Minneapolis is becoming ‘Murderapolis’ again and other commentary

Minneapolis update: Back to ‘Murderapolis’

“With the gigantic outpouring of global attention” to the George Floyd case, Michael Tracey argues at his Substack newsletter, “it would be foolish to not also notice the comparatively minuscule attention that other instances of unjust killings receive.” Violence in Minneapolis has “vastly increased since last summer’s protests and riots,” with 2020 setting the second-worst homicide year on record, “after only 1995, when the city was ignobly dubbed ‘Murderapolis.’ ” The trend continues this year, and notably, “more than 80 percent of the shooting victims in 2020 were black.” Cops blame a political climate that “has allowed perpetrators to wreak havoc without consequence,” and “regular citizens (including nonwhites) often have a similar perspective.” As one older man put it to Tracey, “I don’t know what fool would think about defunding the police. . . . Because once you do that, who’s gonna protect you?”

Libertarian: Joe’s Plan To Grow Gov’t

President Biden’s speech last week “made clear” that he is using the pandemic as “an excuse” to permanently ram through preexisting Democratic priorities, sighs Reason’s Peter Suderman.
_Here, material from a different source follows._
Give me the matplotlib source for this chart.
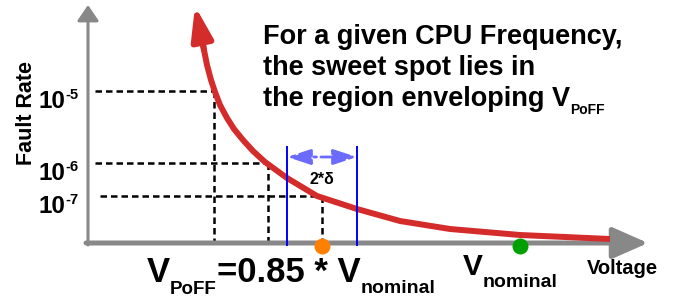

He wants to expand Oba­maCare subsidies indefinitely, for instance, and enlarge and make permanent other entitlements. Alas, “big government has already become bigger government, and under Biden it is on track” to grow larger still. The president framed his speech as a “response” to a crisis. It isn’t, but “if he keeps this up, he may leave a new crisis in his wake.”

From the left: Biden’s Vax-Messaging Misstep

As “200 attendees entered the 1,600-person-capacity House chamber spaced apart and wearing masks” for Wednesday’s joint session of Congress, “President Biden missed his biggest opportunity to reduce vaccine hesitancy,” laments physician and former Planned Parenthood boss Leana S. Wen at The Washington Post. There was “most likely no one who has coronavirus,” given all members of Congress are vaccinated,  yet ironclad masking and social distancing continued. Our leaders should be willing to take (very good) “odds . . . to demonstrate the benefit of vaccination to the American people.” At best, the over-correction “makes public-health measures seem performative, rather than science-based,” and “at worst, it calls vaccine efficacy into question.” Biden could “have sent an unequivocal message that vaccines are safe, effective and the key to ending the pandemic. Instead, the American people got a different message, one that could impede the nation’s vaccine progress at a time when we can least afford it.”

House vets: Winning the New Space Race

Defining the year-old Space Force’s culture is “critical,” urge former GOP House intelligence-committee chief Mike Rogers and his Democratic colleague Glenn Nye at The Hill. Getting it right means “a renaissance in space capabilities”; getting it wrong means “slow-moving ­bureaucracy, byzantine acquisition processes and ceding the metaphorical highest ground to China and Russia.” The newest service branch should embrace both “emerging technology” and its risks. Besides working with the departments of State, Commerce and Transportation, “the Space Force and the intelligence community must work more closely with the commercial space sector,” not just “buying ­capabilities” but “developing critical partnerships” to match “the speed of innovation with the speed of acquisition.” The goal: “nothing less than the establishment of an American-led multilateral order with rules for orbit and other planetary bodies.” It’s “no longer the realm of science fiction,” but “a matter of diplomacy and military fact.”

Conservative: Cuo Might Just Get Away With It

“Andrew Cuomo could murder thousands of senior citizens in the middle of Fifth Avenue and not lose a single supporter,” fumes Stephen L. Miller at Spectator USA. Despite two major scandals — the nursing-homes debacle and an avalanche of sex-abuse allegations — “Cuomo is going to get away with it all, and he knows it.” And that’s in large part thanks to “a national media still obsessing over the last presidency while ignoring the body count of the New York governor.”